# A good day fishing (maybe)



## Fishing 24/7 (Feb 4, 2010)

So a buddy and I drove over to oscoda yesterday to fish the pier and river for the day. What we didn't look at other than the temperatures was the winds. We tried to brave the pier but only got splashed with water. So we came in and fished near the parking lot just trying to land a walleye or anything at that point. So we were packing up to leave and someone left a net behind. Figured I'd pick it up, put a post on here and take it over to the bait shop and leave it there. On the way to the truck someone asked if it was mine. Of course it's not so I said no. Long story short the guy knew who it belonged to and the guy came and got his net.

My buddy and I decided it was time to hit the river so we started at the dam. Waters were high and fast (no surprise there). He was able to catch a sucker right off the back but not what we were targeting. There were huge carp swimming everywhere so we went down around the first bend and I was able to catch a few small Brookies. Still we wanted to hook into some steelhead so we moved down again to the (high banks)?

Saw fish in the river and watched one guy hook up a few times. Myself and buddy hooked up several times on some of the biggest baddest rocks and stumps the river has to offer. We did each hook into a fish but neither were lucky enough to land it. So at one point I had waded down the river a short distance just past a tree/log that had washed in this year and fished for a bit. The guy fishing just up from me on said tree, had set his pole on it and turned to light a cigarette. So I'm fishing and all of a sudden everyone in the area hears ****!!!! Needless to say he bumped his pole and with the heavy currant who know where and how fast it would go. I saw nothing pass me while I was fishing. He went walking down the bank yelling over and over. So since I didn't see anything pass me I decided to walk up the river to where he was and as luck would have it I found his pole only about 30' from where he was fishing in about 4' of fast water. I was able to retrieve it and return it and the guy was thankful.

So even though I wasn't able to bring fish home for dinner I was able to reunite two pieces of fishing equipment to their owners in one day and that was rewarding in itself.


----------



## Duckman1 (Oct 14, 2004)

Crazy story. Never now what's going to happen when you go fishing. Brook trout in lower AuSable ?? Probably not.


----------



## ausable_steelhead (Sep 30, 2002)

Nice story! I agree, steelheading was slow. I landed one nice hen on a bead.
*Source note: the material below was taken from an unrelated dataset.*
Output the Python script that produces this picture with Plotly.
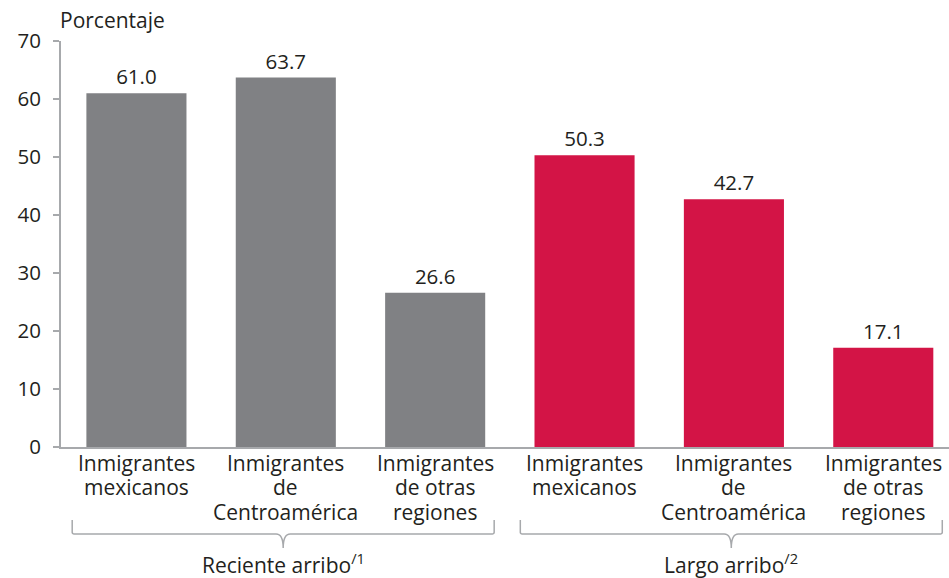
import plotly.graph_objects as go

# Data
categories = [
    ["Inmigrantes", "mexicanos"],
    ["Inmigrantes", "de", "Centroamérica"],
    ["Inmigrantes", "de otras", "regiones"],
]
groups = ["Reciente arribo<sup>/1</sup>", "Largo arribo<sup>/2</sup>"]
reciente = [61.0, 63.7, 26.6]
largo = [50.3, 42.7, 17.1]
y_ticks = [0, 10, 20, 30, 40, 50, 60, 70]

GRAY = "#808184"
RED = "#D31446"
TEXT = "#231F20"
AXIS = "#A7A9AC"
FONT = "Open Sans"
FS = 21

values = reciente + largo
colors = [GRAY] * len(reciente) + [RED] * len(largo)
x_pos = list(range(len(values)))
cat_lines = categories + categories

X_RANGE = [-0.505, 5.44]
PLOT_BOTTOM, PLOT_H = 447, 406  # pixel geometry of the plotting area


def py(pixel_y):
    """Vertical pixel position -> paper coordinate."""
    return (PLOT_BOTTOM - pixel_y) / PLOT_H


def to_paper(xv):
    return (xv - X_RANGE[0]) / (X_RANGE[1] - X_RANGE[0])


fig = go.Figure()
fig.add_trace(go.Bar(
    x=x_pos,
    y=values,
    width=0.67,
    marker=dict(color=colors, line=dict(width=0)),
    text=[f"{v:.1f}" for v in values],
    textposition="outside",
    textfont=dict(size=20.5, color=TEXT, family=FONT),
    cliponaxis=False,
    hoverinfo="skip",
))

shapes = []
annotations = []

# Category labels, one annotation per line for tight line spacing
line_centers = [463, 487.5, 512]
for xi, lines in zip(x_pos, cat_lines):
    for li, txt in enumerate(lines):
        annotations.append(dict(x=xi, y=py(line_centers[li]), xref="x", yref="paper",
                                text=txt, showarrow=False, xanchor="center", yanchor="middle",
                                font=dict(size=FS, color=TEXT, family=FONT)))

# Group brackets under the category labels
y_top, y_line, y_tip = py(520), py(534), py(548)
n = len(categories)
for g, label in enumerate(groups):
    first, last = g * n, g * n + n - 1
    x0 = to_paper(first - 0.43)
    x1 = to_paper(last + 0.395)
    xc = (x0 + x1) / 2
    path = (f"M {x0},{y_top} L {x0},{y_line + 0.004} Q {x0},{y_line} {x0 + 0.004},{y_line} "
            f"L {xc - 0.008},{y_line} Q {xc},{y_line} {xc},{y_tip} "
            f"Q {xc},{y_line} {xc + 0.008},{y_line} "
            f"L {x1 - 0.004},{y_line} Q {x1},{y_line} {x1},{y_line + 0.004} L {x1},{y_top}")
    shapes.append(dict(type="path", xref="paper", yref="paper", path=path,
                       line=dict(color=AXIS, width=1.5)))
    annotations.append(dict(x=xc, y=py(563), xref="paper", yref="paper",
                            text=label, showarrow=False, xanchor="center", yanchor="middle",
                            font=dict(size=FS, color=TEXT, family=FONT)))

annotations.append(dict(x=-0.003, y=py(20), xref="paper", yref="paper", text="Porcentaje",
                        showarrow=False, xanchor="left", yanchor="middle",
                        font=dict(size=FS, color=TEXT, family=FONT)))

fig.update_layout(
    width=949,
    height=578,
    margin=dict(l=61, r=0, t=41, b=131),
    paper_bgcolor="white",
    plot_bgcolor="white",
    showlegend=False,
    shapes=shapes,
    annotations=annotations,
    font=dict(family=FONT, color=TEXT, size=FS),
    xaxis=dict(
        range=X_RANGE,
        tickmode="array",
        tickvals=x_pos,
        showticklabels=False,
        showline=True,
        linecolor=AXIS,
        linewidth=2,
        ticks="",
        showgrid=False,
        zeroline=False,
        fixedrange=True,
    ),
    yaxis=dict(
        range=[0, 70],
        tickmode="array",
        tickvals=y_ticks,
        showline=True,
        linecolor=AXIS,
        linewidth=2,
        ticks="outside",
        ticklen=6,
        tickwidth=2,
        tickcolor=AXIS,
        ticklabelstandoff=8,
        showgrid=False,
        zeroline=False,
        tickfont=dict(size=20.5, color=TEXT, family=FONT),
        fixedrange=True,
    ),
)

fig.write_html("out.html", config={"displayModeBar": False})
Didn't see many around at all. 

Walleyes are there, but the bite isn't always. Sometimes though, ya just have to stick it out...


----------



## Fishing 24/7 (Feb 4, 2010)

Brooke?


----------



## hunt-r (Jul 2, 2008)

Fishing 24/7 said:


> View attachment 254936
> 
> 
> Brooke?


Rainbow


----------



## bigmac (Nov 28, 2000)

Not Brook trout, cool story


----------



## MapleRiverSalmon (Aug 19, 2007)

Tryed fishing the Ausable on Sunday but caught 7 planter steelhead and atlantics in about 10 minutes so I pulled out. Man I miss March. Next stop, August kings.


----------



## Fishndude (Feb 22, 2003)

If you are fishing, and catching lots of planted Steelies, Atlantics, etc; please pinch down the barbs on your hooks, so you don't kill the planters. Anything that makes them bleed is likely to kill them. With the adult Steelhead spawning, and the pellet-heads being hongry (no more pellets), they are pretty aggressive on eggs.


----------



## MapleRiverSalmon (Aug 19, 2007)

I agree. I thought I would fish some holes for drop backs on Sunday but every drift was bam bam bam... Switched from bags to a crawler and every drift the crawler got shorter, lol. Oh well. I just left rather than risk hooking them.


----------



## ausable_steelhead (Sep 30, 2002)

MapleRiverSalmon said:


> I agree. I thought I would fish some holes for drop backs on Sunday but every drift was bam bam bam... Switched from bags to a crawler and every drift the crawler got shorter, lol. Oh well. I just left rather than risk hooking them.


Huh? I barely caught any smolts. They planted less than 60k in the AS this spring. Atlantics were also considerably lower, at 28k+. Looked like the entire East side had their steelhead plants reduced.


----------



## andyotto (Sep 11, 2003)

ausable_steelhead said:


> Huh? I barely caught any smolts. They planted less than 60k in the AS this spring. Atlantics were also considerably lower, at 28k+. Looked like the entire East side had their steelhead plants reduced.


Wow! I just checked the database and you are correct. What's the story there. Hatchery issues?


----------



## MapleRiverSalmon (Aug 19, 2007)

Sad, they didn't even plant the tawas. That's too bad. Would like to hear the reasoning for this


----------



## MapleRiverSalmon (Aug 19, 2007)

Last year for comparison.


----------



## andyotto (Sep 11, 2003)

MapleRiverSalmon said:


> View attachment 255068
> View attachment 255069
> 
> Last year for comparison.


OK. I talked to a friend of mine who was there when they were dropping steelhead into the Tawas River. I wonder if the database just isn't up to date yet.


----------



## summer_doug (Dec 30, 2016)

andyotto said:


> OK. I talked to a friend of mine who was there when they were dropping steelhead into the Tawas River. I wonder if the database just isn't up to date yet.


From what I've seen on the database, sometimes there is a lag of about two weeks in updating.


----------



## SJC (Sep 3, 2002)

Yeah, I know they planted the Tawas and about double what they show in the AS.


----------